In 1941 a former teacher training college on the university site was earmarked to house material ranging from postcards to full-size models, much of it donated by the artists. Over the decades the museum has expanded its collections and ambitions enormously, while remaining on the same site, set within a park and amid the pleasing urban landscape of the University of Lund. Successive directors have wrestled with the etymology of the continually renamed museum, which now rests content with Skissernas, Swedish for ‘sketches’, to reflect the notion of key, if fugitive, moments in an artist’s thinking. Early thoughts, incomplete renderings, failed attempts to please a patron – these are packed to the ceiling on the walls of the soaring galleries, like some Renaissance fine-art collection or Victorian mansion, shorn of elaborate frames or decorative features.
The galleries are immense, the first devoted to Swedish works, the next to artists from elsewhere, of which French names take the lion’s share. Fernand Léger, Jean Arp, Henry Moore and Sonia Delaunay rub shoulders, and a further gallery is devoted to material from Mexico and beyond, with Diego Rivera strongly represented. Throughout, the visitor is required to work a bit; sometimes to identify which items should be read as a sequence, such as Matisse’s scheme for the Chapelle du Rosaire at Vence, elsewhere to consider the fate of a building where a decorative panel, displayed here, might have been applied.
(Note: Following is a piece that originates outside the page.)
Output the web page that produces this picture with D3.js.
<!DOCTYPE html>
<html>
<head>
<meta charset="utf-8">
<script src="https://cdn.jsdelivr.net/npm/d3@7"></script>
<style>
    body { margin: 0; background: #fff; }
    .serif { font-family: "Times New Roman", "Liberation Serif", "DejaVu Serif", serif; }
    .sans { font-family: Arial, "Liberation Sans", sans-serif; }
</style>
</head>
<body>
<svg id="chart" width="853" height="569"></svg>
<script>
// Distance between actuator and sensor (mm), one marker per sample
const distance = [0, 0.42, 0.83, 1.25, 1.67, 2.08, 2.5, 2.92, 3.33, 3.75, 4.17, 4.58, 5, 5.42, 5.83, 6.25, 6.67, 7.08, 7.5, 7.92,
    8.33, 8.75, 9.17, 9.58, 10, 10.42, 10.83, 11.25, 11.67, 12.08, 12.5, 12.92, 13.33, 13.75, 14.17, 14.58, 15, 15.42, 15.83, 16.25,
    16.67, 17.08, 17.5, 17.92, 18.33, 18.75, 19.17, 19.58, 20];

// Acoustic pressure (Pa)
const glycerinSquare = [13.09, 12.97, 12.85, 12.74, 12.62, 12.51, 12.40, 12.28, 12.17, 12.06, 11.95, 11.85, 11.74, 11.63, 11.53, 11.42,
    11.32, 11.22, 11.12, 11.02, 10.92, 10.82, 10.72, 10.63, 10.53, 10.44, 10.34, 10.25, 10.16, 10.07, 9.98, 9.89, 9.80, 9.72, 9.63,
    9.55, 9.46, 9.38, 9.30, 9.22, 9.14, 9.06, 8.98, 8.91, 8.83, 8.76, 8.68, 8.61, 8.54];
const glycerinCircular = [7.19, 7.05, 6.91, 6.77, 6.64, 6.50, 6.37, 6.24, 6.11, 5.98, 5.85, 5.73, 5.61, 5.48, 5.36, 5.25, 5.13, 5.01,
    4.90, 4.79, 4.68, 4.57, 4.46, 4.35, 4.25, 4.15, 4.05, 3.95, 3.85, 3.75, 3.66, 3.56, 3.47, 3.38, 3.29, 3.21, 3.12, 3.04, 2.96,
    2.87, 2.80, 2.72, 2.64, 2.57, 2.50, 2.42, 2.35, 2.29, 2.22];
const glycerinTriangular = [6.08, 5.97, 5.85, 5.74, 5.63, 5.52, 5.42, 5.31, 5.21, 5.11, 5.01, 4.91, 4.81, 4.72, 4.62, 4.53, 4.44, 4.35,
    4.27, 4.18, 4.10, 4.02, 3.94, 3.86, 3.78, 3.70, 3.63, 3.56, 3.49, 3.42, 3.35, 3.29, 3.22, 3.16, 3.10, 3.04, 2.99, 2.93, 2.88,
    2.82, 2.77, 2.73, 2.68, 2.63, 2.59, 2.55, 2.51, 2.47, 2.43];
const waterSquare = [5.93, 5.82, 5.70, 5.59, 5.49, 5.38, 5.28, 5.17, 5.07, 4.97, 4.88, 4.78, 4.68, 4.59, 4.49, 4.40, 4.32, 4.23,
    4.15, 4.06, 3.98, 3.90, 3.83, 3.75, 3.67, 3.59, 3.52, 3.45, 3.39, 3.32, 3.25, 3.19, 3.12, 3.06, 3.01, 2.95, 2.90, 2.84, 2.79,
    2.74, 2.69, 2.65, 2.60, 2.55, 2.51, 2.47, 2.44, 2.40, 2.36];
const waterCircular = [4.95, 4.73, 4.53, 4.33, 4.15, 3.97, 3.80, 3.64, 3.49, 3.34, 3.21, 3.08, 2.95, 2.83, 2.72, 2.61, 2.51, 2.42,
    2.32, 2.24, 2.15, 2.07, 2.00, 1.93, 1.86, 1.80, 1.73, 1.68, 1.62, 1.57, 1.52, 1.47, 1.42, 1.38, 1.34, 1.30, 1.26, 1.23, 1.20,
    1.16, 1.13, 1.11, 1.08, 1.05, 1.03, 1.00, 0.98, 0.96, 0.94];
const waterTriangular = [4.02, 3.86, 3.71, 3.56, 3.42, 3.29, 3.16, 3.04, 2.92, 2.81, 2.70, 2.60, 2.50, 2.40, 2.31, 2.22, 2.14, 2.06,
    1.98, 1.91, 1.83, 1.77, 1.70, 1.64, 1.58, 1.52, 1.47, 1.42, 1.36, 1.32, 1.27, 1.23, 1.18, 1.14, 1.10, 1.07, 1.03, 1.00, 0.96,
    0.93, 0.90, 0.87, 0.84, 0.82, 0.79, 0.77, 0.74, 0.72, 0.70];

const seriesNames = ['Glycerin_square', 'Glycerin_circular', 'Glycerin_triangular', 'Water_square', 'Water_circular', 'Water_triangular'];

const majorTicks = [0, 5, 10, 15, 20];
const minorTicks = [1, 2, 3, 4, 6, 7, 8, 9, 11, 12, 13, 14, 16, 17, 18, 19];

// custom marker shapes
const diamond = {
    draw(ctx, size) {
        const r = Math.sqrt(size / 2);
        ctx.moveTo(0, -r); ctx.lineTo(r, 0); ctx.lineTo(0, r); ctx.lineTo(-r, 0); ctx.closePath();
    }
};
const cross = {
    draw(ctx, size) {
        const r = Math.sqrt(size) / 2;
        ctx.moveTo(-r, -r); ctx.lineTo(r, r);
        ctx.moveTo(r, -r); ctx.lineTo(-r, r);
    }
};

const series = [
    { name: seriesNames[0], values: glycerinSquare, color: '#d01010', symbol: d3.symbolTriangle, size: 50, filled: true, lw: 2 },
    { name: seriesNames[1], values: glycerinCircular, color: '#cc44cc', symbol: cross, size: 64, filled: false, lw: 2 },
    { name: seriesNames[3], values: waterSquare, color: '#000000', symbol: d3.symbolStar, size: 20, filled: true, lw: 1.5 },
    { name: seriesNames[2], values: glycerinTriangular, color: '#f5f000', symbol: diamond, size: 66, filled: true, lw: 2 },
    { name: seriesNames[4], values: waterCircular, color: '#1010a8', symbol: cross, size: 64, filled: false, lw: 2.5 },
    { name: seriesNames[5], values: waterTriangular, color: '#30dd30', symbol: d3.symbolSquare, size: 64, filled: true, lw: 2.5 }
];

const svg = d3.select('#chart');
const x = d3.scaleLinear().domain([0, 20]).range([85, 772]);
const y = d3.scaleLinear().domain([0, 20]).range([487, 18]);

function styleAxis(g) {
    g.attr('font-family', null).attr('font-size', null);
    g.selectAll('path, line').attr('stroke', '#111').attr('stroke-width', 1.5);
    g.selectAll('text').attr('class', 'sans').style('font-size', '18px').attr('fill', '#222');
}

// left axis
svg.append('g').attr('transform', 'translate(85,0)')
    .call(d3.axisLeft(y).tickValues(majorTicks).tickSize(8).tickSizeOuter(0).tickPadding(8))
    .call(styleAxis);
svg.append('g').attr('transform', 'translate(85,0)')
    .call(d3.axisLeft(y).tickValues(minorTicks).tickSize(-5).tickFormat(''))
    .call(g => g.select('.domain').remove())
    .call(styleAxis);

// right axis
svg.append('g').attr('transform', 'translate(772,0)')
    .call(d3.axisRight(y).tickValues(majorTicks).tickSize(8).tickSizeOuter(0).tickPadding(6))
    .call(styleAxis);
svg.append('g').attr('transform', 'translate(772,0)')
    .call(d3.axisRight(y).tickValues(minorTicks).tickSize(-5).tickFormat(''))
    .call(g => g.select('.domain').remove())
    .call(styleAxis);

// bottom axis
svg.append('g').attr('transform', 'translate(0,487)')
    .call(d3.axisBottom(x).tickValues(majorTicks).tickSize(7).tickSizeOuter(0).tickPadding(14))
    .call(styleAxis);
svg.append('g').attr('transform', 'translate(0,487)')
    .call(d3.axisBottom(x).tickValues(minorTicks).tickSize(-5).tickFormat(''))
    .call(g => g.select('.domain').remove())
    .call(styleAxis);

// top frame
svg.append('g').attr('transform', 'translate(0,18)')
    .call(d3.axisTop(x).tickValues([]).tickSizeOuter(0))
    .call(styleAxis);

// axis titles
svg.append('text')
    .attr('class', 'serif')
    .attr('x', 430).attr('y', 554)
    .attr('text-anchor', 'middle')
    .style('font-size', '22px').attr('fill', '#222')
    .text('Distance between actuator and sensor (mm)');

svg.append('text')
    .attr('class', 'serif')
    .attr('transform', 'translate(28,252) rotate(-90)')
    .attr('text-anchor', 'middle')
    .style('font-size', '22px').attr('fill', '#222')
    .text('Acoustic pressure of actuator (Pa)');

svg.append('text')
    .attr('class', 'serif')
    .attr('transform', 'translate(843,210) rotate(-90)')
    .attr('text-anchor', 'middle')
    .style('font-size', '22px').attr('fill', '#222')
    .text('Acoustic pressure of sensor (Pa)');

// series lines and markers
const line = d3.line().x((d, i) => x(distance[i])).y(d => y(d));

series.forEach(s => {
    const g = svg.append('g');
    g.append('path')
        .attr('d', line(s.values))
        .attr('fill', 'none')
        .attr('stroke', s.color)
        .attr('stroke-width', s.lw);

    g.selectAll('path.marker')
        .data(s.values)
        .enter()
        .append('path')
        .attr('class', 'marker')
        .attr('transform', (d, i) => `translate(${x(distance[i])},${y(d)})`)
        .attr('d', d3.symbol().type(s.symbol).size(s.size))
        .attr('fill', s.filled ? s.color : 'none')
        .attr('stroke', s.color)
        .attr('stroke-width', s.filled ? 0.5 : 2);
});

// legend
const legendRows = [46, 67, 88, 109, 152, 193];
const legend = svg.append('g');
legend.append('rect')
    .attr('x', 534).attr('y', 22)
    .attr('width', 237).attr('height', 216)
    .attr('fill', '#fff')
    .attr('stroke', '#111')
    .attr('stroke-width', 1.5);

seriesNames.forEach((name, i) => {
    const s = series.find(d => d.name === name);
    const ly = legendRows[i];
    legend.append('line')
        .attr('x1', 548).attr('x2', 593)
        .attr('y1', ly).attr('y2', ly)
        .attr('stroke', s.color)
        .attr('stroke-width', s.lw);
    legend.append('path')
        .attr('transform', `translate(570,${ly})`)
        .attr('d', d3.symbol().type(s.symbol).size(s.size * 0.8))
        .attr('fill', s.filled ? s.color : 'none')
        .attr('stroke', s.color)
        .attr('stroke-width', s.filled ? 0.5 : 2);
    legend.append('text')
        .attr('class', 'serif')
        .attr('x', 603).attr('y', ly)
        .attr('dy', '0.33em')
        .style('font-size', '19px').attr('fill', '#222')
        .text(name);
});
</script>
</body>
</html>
Two sketches by Barbara Hepworth are a reminder of her Meridian bronze, which stood in front of the long-gone State House Holborn. (It now resides in the PepsiCo Sculpture Park in Purchase, NY.) The collection as a whole can be seen as a window thrown open on certain moments of national and regional ambition, a political litmus paper, in which artistic ambitions were both nurtured and dashed.
A challenge that confronts the museum in 2019 is the lack of connection between public art as currently perceived, whether street murals or graffiti, evanescent performance or video, and that of the mid 20th century and earlier, in which major state, institutional and municipal endeavours were frequently crowned by a large piece of statuary, mosaic or painting. Yet the clamour for the reinstatement of Eduardo Paolozzi’s murals at Tottenham Court Road attests to the significance such pieces have for the public. The recent proliferation of memorials in Britain, good, bad and indifferent art as they may be, also points to a perceived need for conventional, or conventional enough, markers of great events or key people. The maquettes and working sketches for a statue to commemorate Strindberg, currently displayed upstairs in the smaller galleries devoted to temporary exhibitions, can be helpfully set against a recent show at Firstsite Colchester, in which the process of Gillian Wearing’s design and making of her fine statue to Millicent Fawcett was shown.
The Skissernas Museum’s director Patrick Amsellem is keeping it on track with imagination and brio, gaining for his charge the Swedish Museum of the Year Award for 2019. In 2017 the Swedish architecture firm Elding Oscarson completed a light-filled sequence of introductory spaces, in the shape of a double-height entrance foyer and (discreet) shop, a restaurant and, beyond, the newly covered inner courtyard, the Birgit Rausing Hall, providing much-needed space for meetings and social events. The Corten-clad façade has a touch of Anthony Caro or Richard Serra about it. The new foyer, which generously and physically embraces its surroundings, the foliage and the brickwork of the neighbourhood visible through large irregular-size windows, seems emblematic of openness. A new programme of artists in residence underlines this sense of connection to the world beyond the museum walls; for this is not just a splendid cemetery filled with great artists’ work for major projects, as it must have once seemed, but a place that offers a perfect arena in which to consider and discuss the central place of art within society.